I'm not sure what the answer is, but I just thought I'd mention this since perhaps there's a painless soluation of some kind.

Thanks for the reviews!
Jul 1, 21:57 by Bluejack
We can look at the formatting on that, Amy. I'm sure we can do something. Good suggestion.

With regard to the "Recommended" -- I took it as Lois recommending the entire issue, in that instance, rather than a particular story or introduction. However, if we misunderstood Lois' intent, I'm sure she'll let us know, and we can make that clearer. The nice thing about web publishing is it's never too late to fix a goof.
Jul 1, 23:18 by Lois Tilton
Yes, I was recommending the entire issue. I've never done this before, but I wanted to bring this issue to the attention of readers who might be interested in this "Mundane SF" thing. That's also why I commented at such length on the issue as a whole, including Ryman's introduction.
Jul 2, 02:44 by Ted Kosmatka
Lois, thanks for kind words on "Divining Light". You wondered in your review if anyone has performed such an experiment in real life. As far as I know, nobody has. I'm kind of hoping that somebody tries it now. Heck, I'd try it if I could get the equipment. Chances are good that the results would disprove my whole story, but it would be worth it to know the answer. Great site you have here by the way. Thanks again.

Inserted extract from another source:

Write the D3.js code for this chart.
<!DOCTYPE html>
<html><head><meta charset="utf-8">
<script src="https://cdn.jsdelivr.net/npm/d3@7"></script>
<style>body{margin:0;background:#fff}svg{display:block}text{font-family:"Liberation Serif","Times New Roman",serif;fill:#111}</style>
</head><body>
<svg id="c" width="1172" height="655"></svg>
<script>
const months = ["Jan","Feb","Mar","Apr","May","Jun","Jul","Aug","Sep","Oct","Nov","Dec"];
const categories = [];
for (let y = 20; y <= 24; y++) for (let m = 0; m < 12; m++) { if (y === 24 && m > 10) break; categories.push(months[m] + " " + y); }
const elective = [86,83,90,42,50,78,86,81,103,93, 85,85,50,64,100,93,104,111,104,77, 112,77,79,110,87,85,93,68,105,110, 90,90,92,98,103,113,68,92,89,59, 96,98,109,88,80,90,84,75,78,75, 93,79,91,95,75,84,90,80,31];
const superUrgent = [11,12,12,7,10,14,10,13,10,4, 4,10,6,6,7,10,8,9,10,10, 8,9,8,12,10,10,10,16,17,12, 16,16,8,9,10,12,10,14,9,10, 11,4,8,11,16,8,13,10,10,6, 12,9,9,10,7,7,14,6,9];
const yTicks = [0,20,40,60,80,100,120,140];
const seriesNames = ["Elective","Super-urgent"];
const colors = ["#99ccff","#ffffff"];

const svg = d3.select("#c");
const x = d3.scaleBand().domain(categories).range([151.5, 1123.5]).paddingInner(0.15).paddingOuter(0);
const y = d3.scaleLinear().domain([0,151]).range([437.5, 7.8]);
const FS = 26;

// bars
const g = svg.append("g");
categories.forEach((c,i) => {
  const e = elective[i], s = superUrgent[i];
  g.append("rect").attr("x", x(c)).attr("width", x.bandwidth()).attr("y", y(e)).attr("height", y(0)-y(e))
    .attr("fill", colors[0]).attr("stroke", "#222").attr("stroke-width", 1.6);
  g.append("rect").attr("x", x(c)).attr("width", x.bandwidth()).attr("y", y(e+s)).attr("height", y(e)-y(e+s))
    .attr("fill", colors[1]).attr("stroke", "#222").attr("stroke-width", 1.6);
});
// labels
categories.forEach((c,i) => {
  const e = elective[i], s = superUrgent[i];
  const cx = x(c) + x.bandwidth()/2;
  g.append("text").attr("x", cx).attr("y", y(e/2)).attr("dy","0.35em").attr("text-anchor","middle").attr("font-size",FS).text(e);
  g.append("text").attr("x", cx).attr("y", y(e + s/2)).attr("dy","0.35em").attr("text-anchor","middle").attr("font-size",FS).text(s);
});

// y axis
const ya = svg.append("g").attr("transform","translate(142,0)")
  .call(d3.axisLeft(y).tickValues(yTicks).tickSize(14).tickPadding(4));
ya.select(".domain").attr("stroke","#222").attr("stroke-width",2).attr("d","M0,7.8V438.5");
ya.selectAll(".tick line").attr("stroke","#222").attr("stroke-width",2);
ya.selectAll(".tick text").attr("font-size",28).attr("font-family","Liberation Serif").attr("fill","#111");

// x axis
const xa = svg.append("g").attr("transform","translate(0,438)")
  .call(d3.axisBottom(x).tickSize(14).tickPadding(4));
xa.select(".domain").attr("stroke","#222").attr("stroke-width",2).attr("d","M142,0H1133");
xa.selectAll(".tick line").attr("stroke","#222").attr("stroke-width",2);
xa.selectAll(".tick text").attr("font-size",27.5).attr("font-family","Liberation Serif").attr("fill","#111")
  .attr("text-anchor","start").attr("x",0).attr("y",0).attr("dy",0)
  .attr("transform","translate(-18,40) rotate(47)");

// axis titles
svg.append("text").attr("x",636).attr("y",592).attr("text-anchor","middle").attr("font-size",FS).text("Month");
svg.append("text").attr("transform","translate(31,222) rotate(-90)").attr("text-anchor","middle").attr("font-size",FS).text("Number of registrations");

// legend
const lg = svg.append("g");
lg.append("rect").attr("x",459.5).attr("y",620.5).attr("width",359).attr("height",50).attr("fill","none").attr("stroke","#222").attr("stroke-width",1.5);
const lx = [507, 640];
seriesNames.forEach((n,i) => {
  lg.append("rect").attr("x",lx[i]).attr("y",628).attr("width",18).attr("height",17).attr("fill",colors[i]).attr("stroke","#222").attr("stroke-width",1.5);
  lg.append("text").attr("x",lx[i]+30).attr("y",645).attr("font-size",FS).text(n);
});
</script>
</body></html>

Jul 2, 13:39 by Eugie Foster
Lois, I was absolutely delighted that you enjoyed "A Thread of Silk." Thanks for the kind words and your excellent reviews.

Jul 4, 12:55 by Anthony Trifiletti
Thanks Lois. Keep up the great work.

Jul 25, 20:23 by Karl Bunker
Many kudos for the Short Fiction Review. I look forward to future installments, and hope you can keep up with the workload!
Jul 26, 00:23 by Lois Tilton
I hope for more good stories to recommend!